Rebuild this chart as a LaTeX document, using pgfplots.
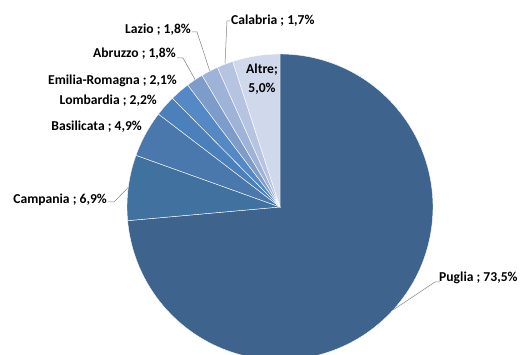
\documentclass[border=0pt]{standalone}
\usepackage{pgfplots}
\pgfplotsset{compat=1.18}
\usepackage{fontspec}
\setmainfont{Carlito}
\definecolor{cPug}{HTML}{3E648E}
\definecolor{cCam}{HTML}{41719F}
\definecolor{cBas}{HTML}{4A78AD}
\definecolor{cLom}{HTML}{4C80BB}
\definecolor{cEmi}{HTML}{5589C6}
\definecolor{cAbr}{HTML}{7D9CC9}
\definecolor{cLaz}{HTML}{9FB3D8}
\definecolor{cCal}{HTML}{B6C4E1}
\definecolor{cAlt}{HTML}{D0D8EB}
\tikzset{lab/.style={font=\fontsize{13.6}{15}\selectfont\bfseries, inner sep=0pt}}
% #1 colour, #2 cumulative share before slice, #3 share of slice
\newcommand\slice[3]{\addplot[fill=#1, draw=white, line width=0.4pt,
  domain={90-360/99.9*(#2+#3)}:{90-360/99.9*(#2)}, samples=150]
  ({280+153*cos(x)},{148+153*sin(x)}) -- (axis cs:280,148) -- cycle;}
\begin{document}
\begin{tikzpicture}
\begin{axis}[scale only axis, width=520pt, height=355pt,
  xmin=0, xmax=520, ymin=0, ymax=355, hide axis]
\slice{cPug}{0}{73.5}
\slice{cCam}{73.5}{6.9}
\slice{cBas}{80.4}{4.9}
\slice{cLom}{85.3}{2.2}
\slice{cEmi}{87.5}{2.1}
\slice{cAbr}{89.6}{1.8}
\slice{cLaz}{91.4}{1.8}
\slice{cCal}{93.2}{1.7}
\slice{cAlt}{94.9}{5.0}
% leader lines
\draw[gray, line width=0.5pt] (axis cs:192,323) -- (axis cs:197,323) -- (axis cs:209.6,284.5);
\draw[gray, line width=0.5pt] (axis cs:230,334) -- (axis cs:227,334) -- (axis cs:225,291.5);
\draw[gray, line width=0.5pt] (axis cs:177,297) -- (axis cs:183,297) -- (axis cs:195,275.5);
\draw[gray, line width=0.5pt] (axis cs:108,153) -- (axis cs:114,153) -- (axis cs:128.3,167.7);
\draw[gray, line width=0.5pt] (axis cs:440,73) -- (axis cs:435,73) -- (axis cs:393,45);
% labels
\node[lab, anchor=east] at (axis cs:191,325) {Lazio ; 1,8\%};
\node[lab, anchor=west] at (axis cs:231,334) {Calabria ; 1,7\%};
\node[lab, anchor=east] at (axis cs:176,301) {Abruzzo ; 1,8\%};
\node[lab, anchor=east] at (axis cs:177,274) {Emilia-Romagna ; 2,1\%};
\node[lab, anchor=east] at (axis cs:157,254) {Lombardia ; 2,2\%};
\node[lab, anchor=east] at (axis cs:142,228) {Basilicata ; 4,9\%};
\node[lab, anchor=east] at (axis cs:107,155) {Campania ; 6,9\%};
\node[lab, anchor=west] at (axis cs:439,77) {Puglia ; 73,5\%};
\node[lab, align=center] at (axis cs:262,276) {Altre;\\[3.5pt]5,0\%};
\end{axis}
\pgfresetboundingbox
\useasboundingbox (current axis.south west) rectangle (current axis.north east);
\end{tikzpicture}
\end{document}
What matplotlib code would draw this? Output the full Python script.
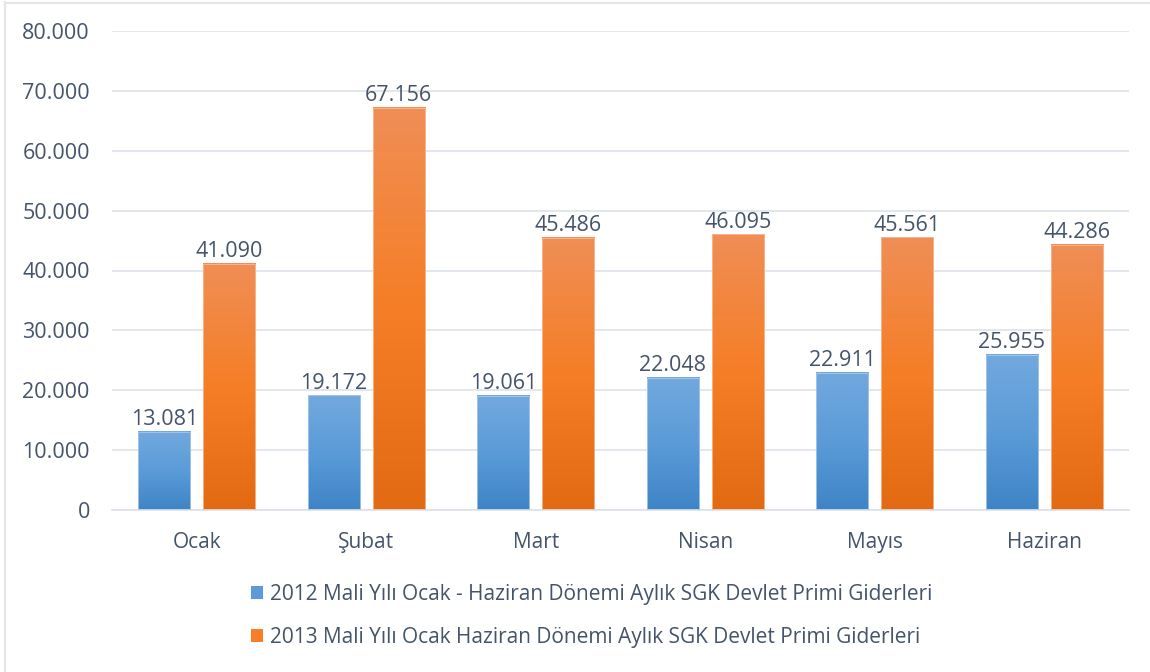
import numpy as np
import matplotlib
matplotlib.use("Agg")
import matplotlib.pyplot as plt
from matplotlib.colors import LinearSegmentedColormap
from matplotlib.patches import Patch
from matplotlib.lines import Line2D

months = ["Ocak", "Şubat", "Mart", "Nisan", "Mayıs", "Haziran"]
values_2012 = [13081, 19172, 19061, 22048, 22911, 25955]
values_2013 = [41090, 67156, 45486, 46095, 45561, 44286]
series_names = [
    "2012 Mali Yılı Ocak - Haziran Dönemi Aylık SGK Devlet Primi Giderleri",
    "2013 Mali Yılı Ocak Haziran Dönemi Aylık SGK Devlet Primi Giderleri",
]
yticks = [0, 10000, 20000, 30000, 40000, 50000, 60000, 70000, 80000]

plt.rcParams['font.family'] = ['Open Sans', 'DejaVu Sans']
text_color = "#44546A"

fig = plt.figure(figsize=(11.5, 6.72), dpi=100)
ax = fig.add_axes([112/1150, 1 - 510/672, (1129-112)/1150, (510-31)/672])

blue_cmap = LinearSegmentedColormap.from_list("b", ["#3E84C6", "#5B9BD8", "#72A9DE"])
orange_cmap = LinearSegmentedColormap.from_list("o", ["#E26A12", "#F57E26", "#F08E56"])
grad = np.linspace(0, 1, 256).reshape(-1, 1)

x = np.arange(len(months))
w = 0.307
gap = 0.077
off = (w + gap) / 2

for vals, cmap, sign, edge in [(values_2012, blue_cmap, -1, "#A9CAEC"),
                               (values_2013, orange_cmap, 1, "#F7BC96")]:
    bars = ax.bar(x + sign * off, vals, w, color="none", edgecolor=edge, linewidth=0.6, zorder=3)
    for b, v in zip(bars, vals):
        x0 = b.get_x()
        ax.imshow(grad, extent=[x0, x0 + w, 0, v], origin="lower", cmap=cmap,
                  aspect="auto", zorder=2, interpolation="bilinear")
        ax.text(x0 + w / 2, v + 250, f"{v:,}".replace(",", "."), ha="center", va="bottom",
                fontsize=15.5, color=text_color, zorder=4)

ax.set_xlim(-0.5, len(months) - 0.5)
ax.set_ylim(0, 80000)
ax.set_yticks(yticks)
ax.set_yticklabels([f"{t:,}".replace(",", ".") for t in yticks])
ax.set_xticks(x)
ax.set_xticklabels(months)
ax.tick_params(axis="y", length=0, labelsize=15.5, labelcolor=text_color, pad=16)
ax.tick_params(axis="x", length=0, labelsize=15, labelcolor=text_color, pad=16)
ax.grid(axis="y", color="#DDE2EA", linewidth=1.2, zorder=0)
ax.set_axisbelow(True)
for s in ["top", "right", "left"]:
    ax.spines[s].set_visible(False)
ax.spines["bottom"].set_color("#DDE2EA")
ax.spines["bottom"].set_linewidth(1.2)

handles = [Patch(facecolor="#5B9BD8", edgecolor="none"),
           Patch(facecolor="#F57E26", edgecolor="none")]
leg = fig.legend(handles, series_names, loc="center", bbox_to_anchor=(592/1150, 1 - 616/672),
                 ncol=1, frameon=False, fontsize=15, labelcolor=text_color,
                 handlelength=0.55, handleheight=0.55, handletextpad=0.35, labelspacing=1.05)

# light frame on left and top
fig.add_artist(Line2D([5/1150, 5/1150], [0, 1 - 2/672], transform=fig.transFigure,
                      color="#E3E6EA", linewidth=1.5))
fig.add_artist(Line2D([5/1150, 1], [1 - 3/672, 1 - 3/672], transform=fig.transFigure,
                      color="#E3E6EA", linewidth=1.5))

fig.savefig("out.png", dpi=100)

* What to produce: Going back to the data above, write out everything from the line with "What matplotlib code" down to the line with "from matplotlib.lines import Line2D", both included, leaving every picture out.

* In response:
What matplotlib code would draw this? Output the full Python script.
import numpy as np
import matplotlib
matplotlib.use("Agg")
import matplotlib.pyplot as plt
from matplotlib.colors import LinearSegmentedColormap
from matplotlib.patches import Patch
from matplotlib.lines import Line2D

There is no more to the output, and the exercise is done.